On May 16th, 2011 the CDC finally realized the importance of preparing for a zombie apocalypse. It’s about time, as I’ve had a zombie contingency plan in place since the summer of 2007 (it’s currently on version 3.1, FYI). The CDC guide includes a basic description of zombies and where they came from. For an abridged version, see here.
Essentially, they recommend that one stock up on things like food, water, medications, tools and supplies, sanitation and hygiene materials, clothes and bedding, important documents (just in case you have to file taxes in a post apocalyptic world, gosh the IRS will get you anywhere), and first aid supplies. I’m assuming no one will have any problems with this because after all, we keep our bomb shelter fully stocked. Don’t believe me? Ask Dwight. Dwight?
Got it. Thanks. They then go into boring details about how the CDC will examine the disease, find out what is causing it…blah blah blah. What the CDC fails to realize is that zombie bites cause the disease (duh) and the best way to contain it is eliminate the zombie food source (that’d be all other living humans). Since I fully plan on being a living human who is not a zombie, I don’t really see that as a viable option. I’d take a few additional steps to ensure one’s safety.
First thing you’ll want to do is add a few items to your list. Namely, a boatload of shotgun shells and a sawed off shotgun. This is good for close range zombie attacks. Next, you’ll want a melee weapon for when you run out of shells. I’d suggest a baseball bat or samauri sword, but really anything will do. Heck, if you’re The Rock and can control an entire town with a 4 X 4 piece of cedar that’ll do just fine. If you can manage (and know how to operate) a rifle of any sort, I’d suggest that too. The longer you can keep zombies at a distance, they longer you’ll live. Further, I’d recommend a few basic manuals on how to do stuff. Personally, I’ve modeled my entire life after MacGyver so I’m not too concerned about such things. However, for people who can’t create nuclear explosives, cure cancer, and contact alien races with a swiss army knife, duct tape, a bar of chocolate, and twine it might be helpful. Although it may be morbid, you might want to have a plan in place with someone in the event that you are bitten by a zombie. This is a fate worse than death, so it’d be an act of mercy to finish you off before you turn into the living dead. Finally, I’d recommend your escape plan involve a large body of water and an uninhabited island.

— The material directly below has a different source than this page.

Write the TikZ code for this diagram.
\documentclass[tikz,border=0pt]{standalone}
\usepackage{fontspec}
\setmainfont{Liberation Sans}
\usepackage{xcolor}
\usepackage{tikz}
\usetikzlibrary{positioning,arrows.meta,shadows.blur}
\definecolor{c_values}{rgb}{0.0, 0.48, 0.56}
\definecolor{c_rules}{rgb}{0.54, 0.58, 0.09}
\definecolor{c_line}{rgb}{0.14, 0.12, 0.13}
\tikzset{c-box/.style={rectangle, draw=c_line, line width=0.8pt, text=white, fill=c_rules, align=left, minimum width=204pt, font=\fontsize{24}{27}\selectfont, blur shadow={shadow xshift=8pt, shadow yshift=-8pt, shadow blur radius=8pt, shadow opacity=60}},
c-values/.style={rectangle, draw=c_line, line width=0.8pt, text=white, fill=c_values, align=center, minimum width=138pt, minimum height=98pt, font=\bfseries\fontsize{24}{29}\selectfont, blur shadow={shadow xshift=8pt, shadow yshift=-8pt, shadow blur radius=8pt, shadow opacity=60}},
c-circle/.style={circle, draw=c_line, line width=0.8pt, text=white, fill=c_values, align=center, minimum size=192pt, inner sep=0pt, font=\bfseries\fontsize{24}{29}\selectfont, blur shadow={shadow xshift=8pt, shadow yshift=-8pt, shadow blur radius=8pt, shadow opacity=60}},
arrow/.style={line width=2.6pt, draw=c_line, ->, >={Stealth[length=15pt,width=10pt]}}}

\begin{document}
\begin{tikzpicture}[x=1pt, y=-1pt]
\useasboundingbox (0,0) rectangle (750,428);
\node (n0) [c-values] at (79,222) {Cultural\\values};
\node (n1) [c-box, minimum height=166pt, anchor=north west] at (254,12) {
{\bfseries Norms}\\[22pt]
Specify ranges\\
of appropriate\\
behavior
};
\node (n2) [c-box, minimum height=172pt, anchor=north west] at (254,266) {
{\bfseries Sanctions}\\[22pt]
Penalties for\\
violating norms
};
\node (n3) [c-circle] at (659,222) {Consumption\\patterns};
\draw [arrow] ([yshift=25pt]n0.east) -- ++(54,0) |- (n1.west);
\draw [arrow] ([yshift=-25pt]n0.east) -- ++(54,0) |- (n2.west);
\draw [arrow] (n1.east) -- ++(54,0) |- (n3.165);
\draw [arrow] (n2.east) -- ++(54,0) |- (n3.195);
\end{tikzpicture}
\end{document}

What the CDC fails to mention is that zombies cannot swim or travel through water. This is a fact from several films. This is a distinct advantage for those of us who are prepared for the zombie attacks. So, in your escape plan, you should probably plan on living on an uninhabited island by yourself or with very few other people for an extended period of time. Essentially you’re trying to live long enough so that the zombies exhaust their food source (other people who aren’t as prepared as you) and die off. Once that happens, you’ll be free to reclaim the world as your own and start from scratch. It’ll be like reclaiming the country after Skynet is finally defeated.

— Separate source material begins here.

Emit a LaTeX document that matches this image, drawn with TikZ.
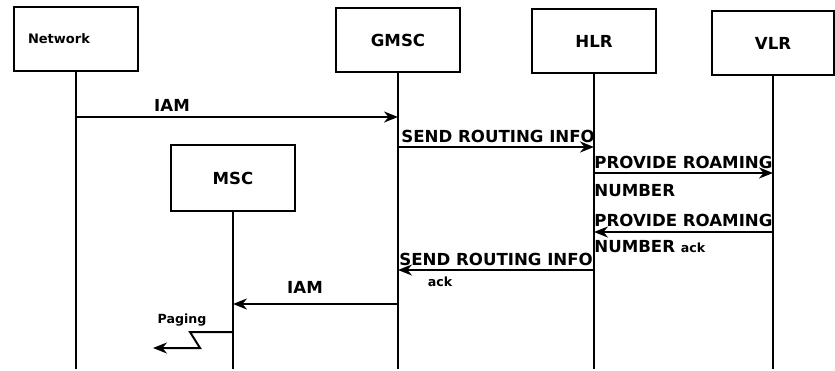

So let me say that those of you who claim our tax dollars have been wasted by creating the Zombie Apocalypse Guide are really mistaken. I’d argue we didn’t use enough tax dollars in creating this. With a little work, some good luck, and a swiss army knife, you just might make it out alive. Now you might be asking yourself, “Self? What if zombies never overrun the earth and I look like a complete idiot!?!” My response would be “yeah, BUT WHAT IF THEY DO!?!?!”. I’d rather be safe than zombie.